Par ailleurs, certains de nos plus illustres experts, témoins attentifs de la société et de ses évolutions, issus, pour la plupart des grands corps départementaux de la région parisienne, considèrent que le volontariat, tel qu’on le définit en montrant des sapeurs-pompiers d’astreinte, prêts à partir en équipes, pour sauver les autres, attachés à des valeurs traditionnelles, participant à la vie de leur amicale, distribuant les calendriers et fiers d’être membres de leur Fédération disparaissent, même s’ils concèdent que la situation évolue beaucoup moins vite dans certains départements ruraux.
La ligne fédérale de ces
dernières années, sans nier, ni exclure de son cadre de pensée ces évolutions,
s’est plutôt portée sur la promotion du concept de complémentarité entre
sapeurs-pompiers professionnels et sapeurs-pompiers volontaires, comme
originalité du modèle français des secours. Très schématiquement les sapeurs-pompiers
de France œuvrent sur la base d’un engagement citoyen, sur un territoire
commun, avec un même champ de compétences, les uns appuyant les fondamentaux du
secours, au-delà de leur formation de base sur une formation large, polyvalente
et sur l’expérience que confère la participation sur un grand nombre de
missions, les autres apportant en supplément à une formation technique de base
équivalente à celle des professionnels, la connaissance du terrain et toute la
pratique, l’expérience de leur profession exercée en dehors de leur activité de
sapeur-pompier.
La base fondamentale des sapeurs-pompiers français est l’engagement citoyen, issu des premiers temps de la Révolution et renforcé
pendant deux siècles par les lois et décrets successifs qui le rappellent
chaque fois avec force et vigueur. La loi du 22 juillet 2011 en est le dernier
exemple. Cet engagement citoyen, on l’a raconté tout au long des pages de ce blog, a pris de nombreux atours, se modifiant,
se transformant, sans forcément d’ailleurs faire disparaître les formes plus
anciennes. C‘est dire son extraordinaire plasticité. C’est dire aussi comment
les sapeurs-pompiers, enfants de la
Nation , membres de la société civile responsable, participent
aux évolutions de leur temps ! C’est dire combien ils sont acteurs d’une Modernité
immanente !
Elles sont innombrables les formes
de l’engagement citoyen : l’engagement spontané des garde-pompe des villes
dans la garde nationale en 1789, les sapeurs-pompiers soldés des corps communaux
en 1822, ceux très bourgeois de la garde nationale louis-philipparde en 1831,
les premiers pompiers à temps complet en 1875, les sapeurs-pompiers à titre
permanent et ceux qui ne le sont pas à partir de 1918, les officiers de
sapeurs-pompiers payés (et élus) par les Unions départementales pour être les
premiers inspecteurs départementaux dès 1905 (et pour certains jusqu’en 1955),
les sapeurs-pompiers professionnels communaux en 1953, les sapeurs-pompiers
volontaires « permanents » intégrés comme professionnels en 1992 et
1993, les sapeurs-pompiers volontaires reconnus le 22/7/2011.
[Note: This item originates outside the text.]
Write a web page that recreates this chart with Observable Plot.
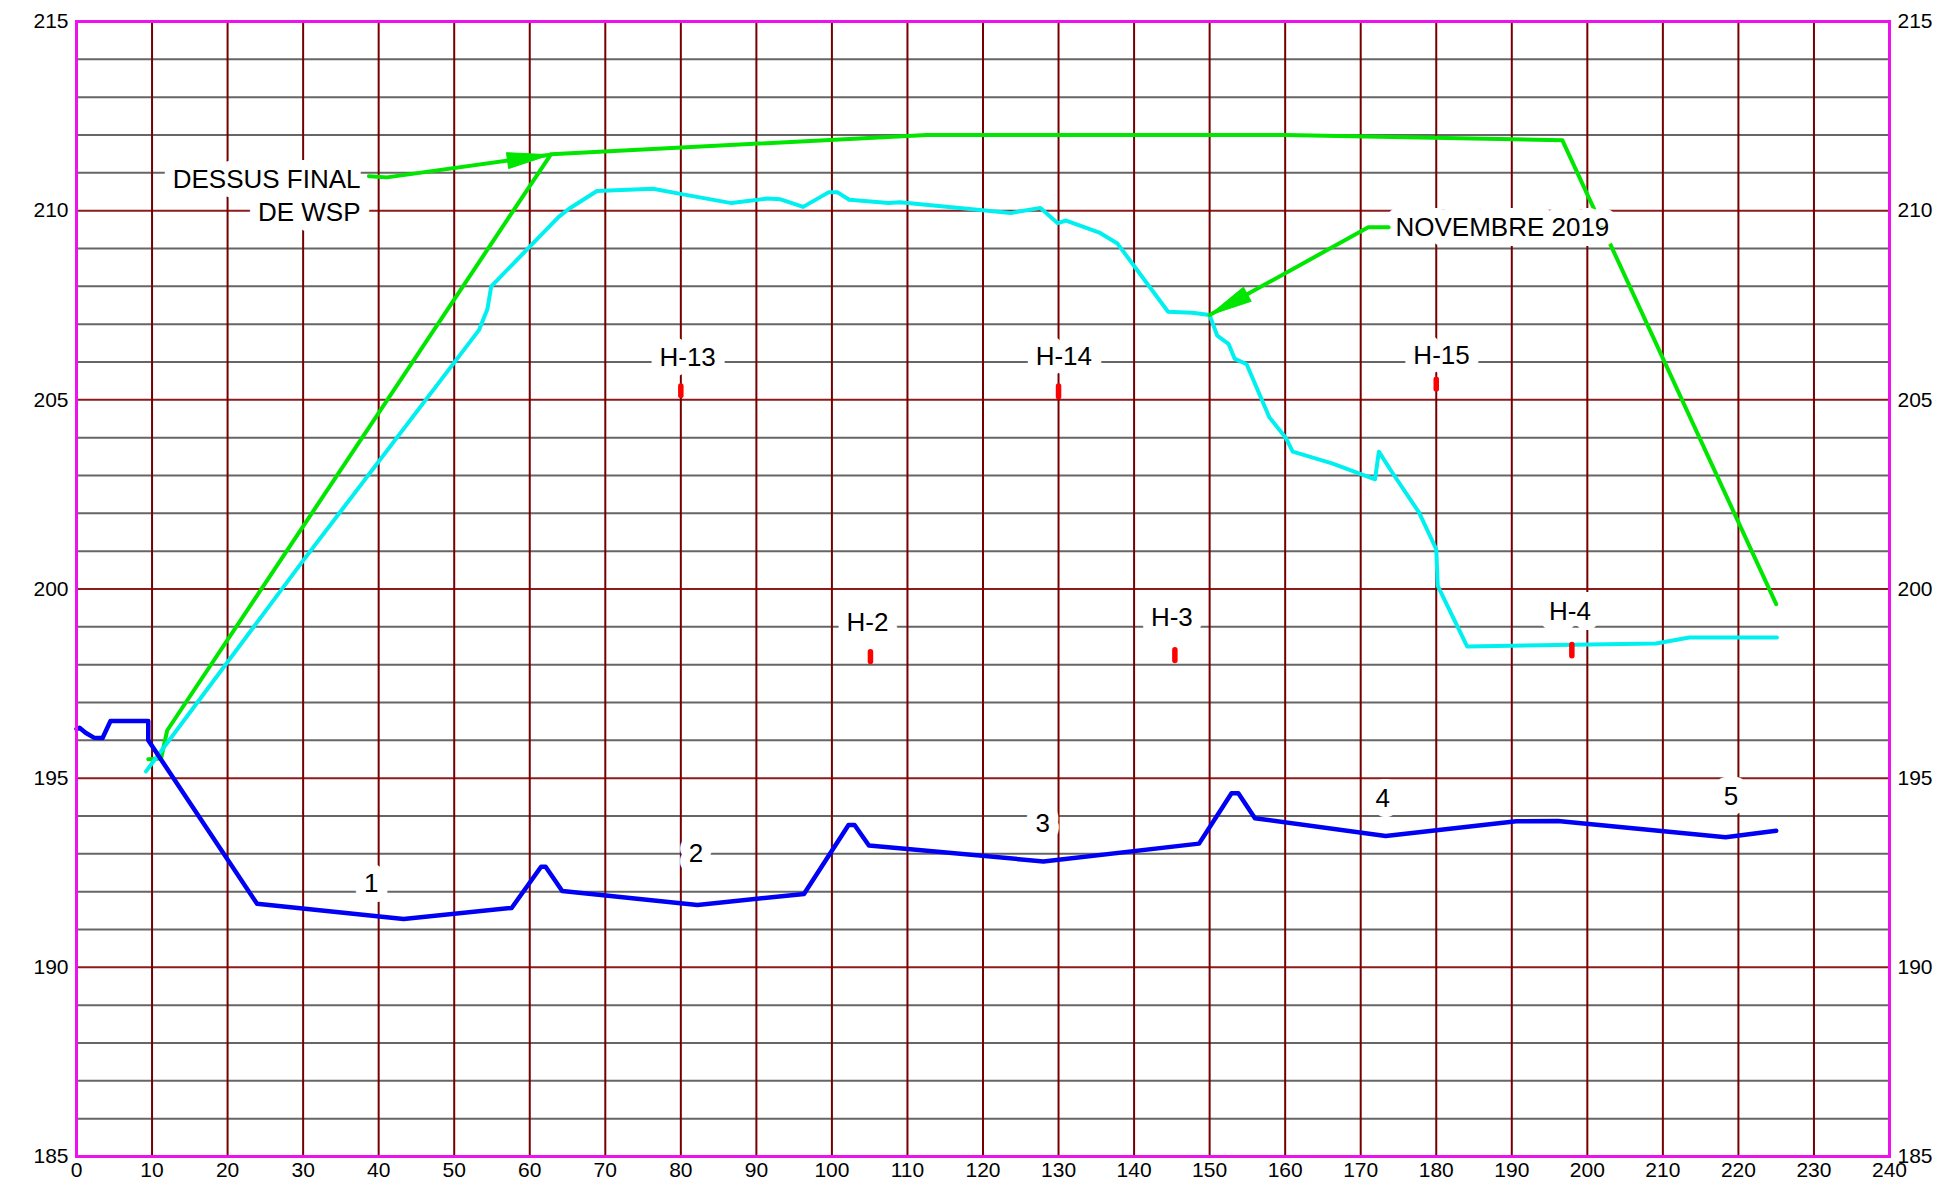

Il y a les sapeurs-pompiers du
corps départemental, ceux des corps communaux (CPI), ceux en double, voire en
triple statut : professionnels – volontaires (14000) ; départementaux
– communaux (le pompier du corps communal qui monte des gardes au centre de
secours (corps départemental) voisin) ; départementaux-départementaux (à
cheval sur deux départements), les sapeurs-pompiers saisonniers partant en colonne préventive (pour les feux
de forêts) dans le Sud-Est ou faisant la saison hivernale en montagne ou
surveillants au bord de mer, de rivières ou de lacs ; les volontaires employés
comme contractuels etc.
Tous les départements ont un ou
plusieurs types de sapeurs-pompiers. Plusieurs types professionnels (quelles
différences dans les spécialités, le nombre d’interventions, l’occupation en
fonction des diverses affectations), plusieurs types volontaires (MM.
Dartiguenave et Chevrier du laboratoire du Mana Larès n’ont-ils point dénombré
quatre types dominants de sapeurs-pommiers volontaires (avec des sous-types)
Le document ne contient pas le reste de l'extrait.